As discontinued operations, we will be required to determine the fair value of our investment, which will be the net amount we expect to realize from the sale of the investment. The investment must be reported at the lesser of our recorded basis or the estimated fair value. If the fair value is less than our recorded basis, we will be required to record an expense equal to the amount, which could be material, by which our basis exceeds the estimated fair value.

We solicited and received indications of value for Protection One Europe from potential buyers. These indications of value are within a range we would be willing to accept.

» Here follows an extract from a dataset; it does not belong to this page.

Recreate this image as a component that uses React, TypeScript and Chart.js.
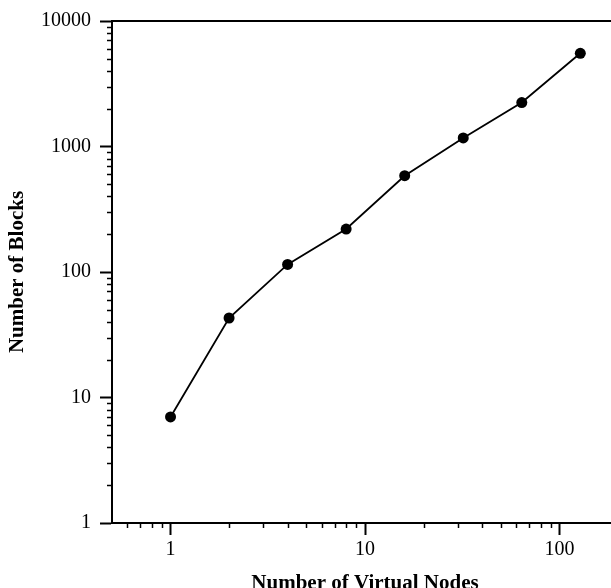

They indicated the recorded goodwill for Protection One Europe had no value. Accordingly, we recorded a $36 million impairment charge in the fourth quarter of 2002 to reflect the impairment of all remaining goodwill at Protection One Europe. We are willing to accept offers in the indicated range due to our ability to use the tax loss on this sale to offset the taxes that would otherwise be due from our sale of other investments. We will recognize a $58 million tax benefit in the first quarter of 2003 when Protection One Europe is classified as a discontinued operation.

Ongoing Investigations
     Grand Jury Subpoena
On September 17, 2002, we were served with a federal grand jury subpoena by the United States Attorney’s Office in Topeka, Kansas, requesting information concerning the use of aircraft and our annual shareholder meetings. Since that date, the United States Attorney’s Office has served additional subpoenas on us and certain of our employees requesting further information concerning the use of aircraft; executive compensation arrangements with Mr. Wittig, Mr. Lake and other former and present officers; the proposed rights offering of Westar Industries stock; and the company in general. We are providing information in response to these requests and are fully cooperating in the investigation. We have not been informed that we are a target of the investigation. We are unable to predict the ultimate outcome of the investigation or its impact on us.